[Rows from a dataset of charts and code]
>> start

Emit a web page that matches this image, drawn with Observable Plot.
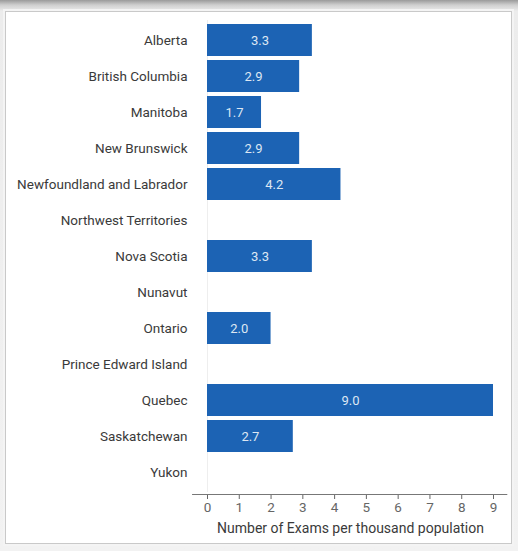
<!DOCTYPE html>
<html>
<head>
<meta charset="utf-8">
<script src="https://cdn.jsdelivr.net/npm/d3@7"></script>
<script src="https://cdn.jsdelivr.net/npm/@observablehq/plot@0.6"></script>
<style>
  html, body { margin: 0; padding: 0; width: 518px; height: 551px; overflow: hidden; }
  #frame { position: absolute; left: 0; top: 0; width: 518px; height: 551px;
    background: linear-gradient(to bottom, #9a9a9a 0px, #cfcfcf 5px, #ececec 11px, #f2f2f2 100%); }
  #panel { position: absolute; left: 5px; top: 11px; width: 505px; height: 531px;
    border: 1px solid #c9c9c9; background: #fff; box-shadow: 0 0 0 2px #f4f4f4; }
  #chart { position: absolute; left: 0; top: 0; }
  svg { font-family: Roboto, sans-serif; }
</style>
</head>
<body>
<div id="frame"><div id="panel"></div></div>
<div id="chart"></div>
<script>
const provinces = ["Alberta", "British Columbia", "Manitoba", "New Brunswick", "Newfoundland and Labrador",
  "Northwest Territories", "Nova Scotia", "Nunavut", "Ontario", "Prince Edward Island",
  "Quebec", "Saskatchewan", "Yukon"];
const values = [3.3, 2.9, 1.7, 2.9, 4.2, null, 3.3, null, 2.0, null, 9.0, 2.7, null];
const xTicks = [0, 1, 2, 3, 4, 5, 6, 7, 8, 9];
const xLabel = "Number of Exams per thousand population";

const data = provinces.map((p, i) => ({province: p, value: values[i]}));
const bars = data.filter(d => d.value != null);

const chart = Plot.plot({
  width: 518,
  height: 551,
  marginLeft: 207,
  marginRight: 25,
  marginTop: 20,
  marginBottom: 59,
  style: {background: "transparent", fontFamily: "Roboto, sans-serif"},
  x: {domain: [0, 9]},
  y: {domain: provinces, padding: 0.1},
  marks: [
    Plot.ruleX([0], {stroke: "#eeeeee"}),
    Plot.barX(bars, {x: "value", y: "province", fill: "#1c63b4"}),
    Plot.text(bars, {x: d => d.value / 2, y: "province", text: d => d.value.toFixed(1),
      fill: "#dde7f3", fontSize: 13}),
    Plot.ruleY(["Yukon"], {x1: -0.47, x2: 9.45, dy: 22, stroke: "#777", strokeWidth: 1.2}),
    Plot.axisY({tickSize: 0, tickPadding: 20, fontSize: 13.5, color: "#3a3a3a", label: null}),
    Plot.axisX({ticks: xTicks, tickFormat: d => String(d), tickSize: 4, tickPadding: 3, dy: 3,
      fontSize: 13.5, color: "#666", label: xLabel, labelAnchor: "center", labelArrow: "none", labelOffset: 40})
  ]
});
chart.querySelectorAll("[aria-label='x-axis label'] text").forEach(t => {
  t.setAttribute("font-size", 14); t.style.fill = "#3a3a3a";
});
document.getElementById("chart").appendChild(chart);
</script>
</body>
</html>
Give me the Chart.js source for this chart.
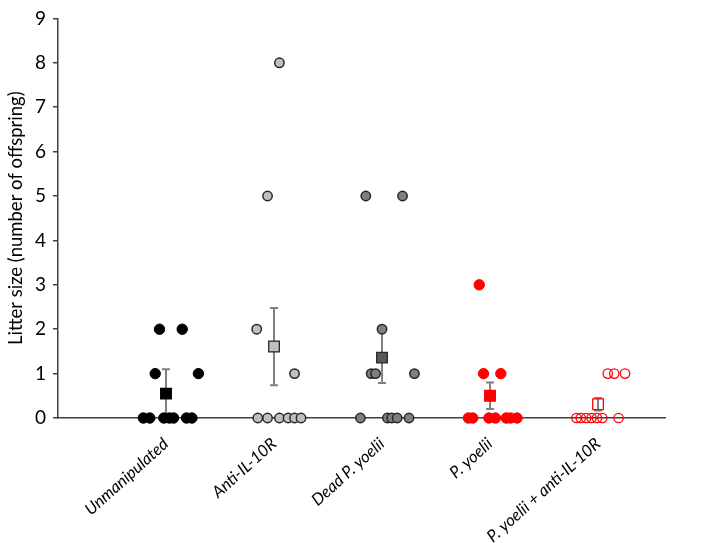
<!DOCTYPE html>
<html>
<head>
<meta charset="utf-8">
<script src="https://cdn.jsdelivr.net/npm/chart.js@4.4.1/dist/chart.umd.min.js"></script>
<style>
  html, body { margin: 0; padding: 0; background: #fff; }
  #wrap { width: 709px; height: 543px; }
</style>
</head>
<body>
<div id="wrap"><canvas id="c" width="709" height="543"></canvas></div>
<script>
// ---- data ----
const categories = ['Unmanipulated', 'Anti-IL-10R', 'Dead P. yoelii', 'P. yoelii', 'P. yoelii + anti-IL-10R'];
const yTicks = [0, 1, 2, 3, 4, 5, 6, 7, 8, 9];

const unmanipValues = [0, 0, 0, 0, 0, 0, 0, 1, 1, 2, 2];
const unmanipJitter = [-0.21, -0.15, -0.02, 0.03, 0.07, 0.19, 0.24, -0.10, 0.30, -0.06, 0.15];

const antiValues = [0, 0, 0, 0, 0, 0, 1, 2, 5, 8];
const antiJitter = [-0.15, -0.06, 0.05, 0.13, 0.19, 0.25, 0.19, -0.16, -0.06, 0.05];

const deadValues = [0, 0, 0, 0, 0, 1, 1, 1, 2, 5, 5];
const deadJitter = [-0.20, 0.05, 0.09, 0.14, 0.25, -0.10, -0.06, 0.30, 0, -0.15, 0.19];

const pyValues = [0, 0, 0, 0, 0, 0, 0, 1, 1, 3];
const pyJitter = [-0.20, -0.16, -0.01, 0.05, 0.15, 0.19, 0.25, -0.06, 0.10, -0.10];

const pyAntiValues = [0, 0, 0, 0, 0, 0, 0, 1, 1, 1];
const pyAntiJitter = [-0.20, -0.16, -0.11, -0.06, -0.01, 0.04, 0.19, 0.09, 0.15, 0.25];

const means = [0.55, 1.61, 1.36, 0.50, 0.31];
const errLow = [0.00, 0.74, 0.79, 0.20, 0.17];
const errHigh = [1.10, 2.48, 1.93, 0.80, 0.45];

// ---- build ----
const groups = [
  { v: unmanipValues, j: unmanipJitter, fill: '#000000', border: '#000000', bw: 1, r: 5.2 },
  { v: antiValues, j: antiJitter, fill: '#c0c0c0', border: '#262626', bw: 1.5, r: 4.7 },
  { v: deadValues, j: deadJitter, fill: '#7f7f7f', border: '#262626', bw: 1.5, r: 4.7 },
  { v: pyValues, j: pyJitter, fill: '#ff0000', border: '#ff0000', bw: 1, r: 5.2 },
  { v: pyAntiValues, j: pyAntiJitter, fill: 'rgba(255,255,255,0)', border: '#ff0000', bw: 1.3, r: 4.7 }
];
const meanFill = ['#000000', '#c0c0c0', '#595959', '#ff0000', 'rgba(255,255,255,0)'];
const meanBorder = ['#000000', '#262626', '#262626', '#ff0000', '#ff0000'];

const datasets = [];
groups.forEach((g, gi) => {
  datasets.push({
    type: 'scatter',
    data: g.v.map((y, k) => ({ x: gi + 1 + g.j[k], y: y })),
    pointStyle: 'circle',
    pointRadius: g.r,
    pointHoverRadius: g.r,
    backgroundColor: g.fill,
    borderColor: g.border,
    pointBorderWidth: g.bw,
    clip: false,
    order: 2
  });
});
datasets.push({
  type: 'scatter',
  data: means.map((m, i) => ({ x: i + 1, y: m })),
  pointStyle: 'rect',
  pointRadius: 7.5,
  pointHoverRadius: 7.5,
  backgroundColor: meanFill,
  borderColor: meanBorder,
  pointBorderWidth: 1.3,
  clip: false,
  order: 1
});

const errorBars = {
  id: 'errorBars',
  beforeDatasetsDraw(chart) {
    const ctx = chart.ctx, xs = chart.scales.x, ys = chart.scales.y;
    ctx.save();
    ctx.strokeStyle = '#808080';
    ctx.lineWidth = 2;
    means.forEach((m, i) => {
      const px = xs.getPixelForValue(i + 1);
      const top = ys.getPixelForValue(errHigh[i]);
      const bot = ys.getPixelForValue(errLow[i]);
      ctx.beginPath();
      ctx.moveTo(px, top); ctx.lineTo(px, bot);
      ctx.moveTo(px - 4, top); ctx.lineTo(px + 4, top);
      ctx.moveTo(px - 4, bot); ctx.lineTo(px + 4, bot);
      ctx.stroke();
    });
    ctx.restore();
  }
};

new Chart(document.getElementById('c'), {
  type: 'scatter',
  data: { datasets },
  plugins: [errorBars],
  options: {
    responsive: false,
    animation: false,
    events: [],
    layout: { padding: { top: 10, right: 44, bottom: 0, left: 0 } },
    plugins: { legend: { display: false }, tooltip: { enabled: false } },
    scales: {
      x: {
        type: 'linear',
        min: 0,
        max: 5.62,
        afterBuildTicks: (s) => { s.ticks = categories.map((c, i) => ({ value: i + 1 })); },
        afterFit: (s) => { s.height = 125; },
        grid: { display: false, drawTicks: false },
        border: { display: true, color: '#404040', width: 1.5 },
        ticks: {
          autoSkip: false,
          minRotation: 42,
          maxRotation: 42,
          padding: 16,
          color: '#000',
          font: { family: 'Lato', size: 16.5, style: 'italic' },
          callback: (v) => categories[Math.round(v) - 1] || ''
        }
      },
      y: {
        min: 0,
        max: 9,
        afterBuildTicks: (s) => { s.ticks = yTicks.map(v => ({ value: v })); },
        afterFit: (s) => { s.width = 58; },
        grid: { display: true, drawOnChartArea: false, drawTicks: true, tickLength: 5, color: '#404040', lineWidth: 1.5 },
        border: { display: true, color: '#404040', width: 1.5 },
        ticks: { padding: 7, color: '#000', font: { family: 'Lato', size: 19 } },
        title: {
          display: true,
          text: 'Litter size (number of offspring)',
          color: '#000',
          padding: { top: 5, bottom: 0 },
          font: { family: 'Lato', size: 18.5 }
        }
      }
    }
  }
});
</script>
</body>
</html>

>> end

→ **Work required**:
Restate only the lines running from the start of the material above through the line containing "const bars = data.filter(d", ends included. No pictures.

→ **Answer to the task**:
Emit a web page that matches this image, drawn with Observable Plot.
<!DOCTYPE html>
<html>
<head>
<meta charset="utf-8">
<script src="https://cdn.jsdelivr.net/npm/d3@7"></script>
<script src="https://cdn.jsdelivr.net/npm/@observablehq/plot@0.6"></script>
<style>
  html, body { margin: 0; padding: 0; width: 518px; height: 551px; overflow: hidden; }
  #frame { position: absolute; left: 0; top: 0; width: 518px; height: 551px;
    background: linear-gradient(to bottom, #9a9a9a 0px, #cfcfcf 5px, #ececec 11px, #f2f2f2 100%); }
  #panel { position: absolute; left: 5px; top: 11px; width: 505px; height: 531px;
    border: 1px solid #c9c9c9; background: #fff; box-shadow: 0 0 0 2px #f4f4f4; }
  #chart { position: absolute; left: 0; top: 0; }
  svg { font-family: Roboto, sans-serif; }
</style>
</head>
<body>
<div id="frame"><div id="panel"></div></div>
<div id="chart"></div>
<script>
const provinces = ["Alberta", "British Columbia", "Manitoba", "New Brunswick", "Newfoundland and Labrador",
  "Northwest Territories", "Nova Scotia", "Nunavut", "Ontario", "Prince Edward Island",
  "Quebec", "Saskatchewan", "Yukon"];
const values = [3.3, 2.9, 1.7, 2.9, 4.2, null, 3.3, null, 2.0, null, 9.0, 2.7, null];
const xTicks = [0, 1, 2, 3, 4, 5, 6, 7, 8, 9];
const xLabel = "Number of Exams per thousand population";

const data = provinces.map((p, i) => ({province: p, value: values[i]}));
const bars = data.filter(d => d.value != null);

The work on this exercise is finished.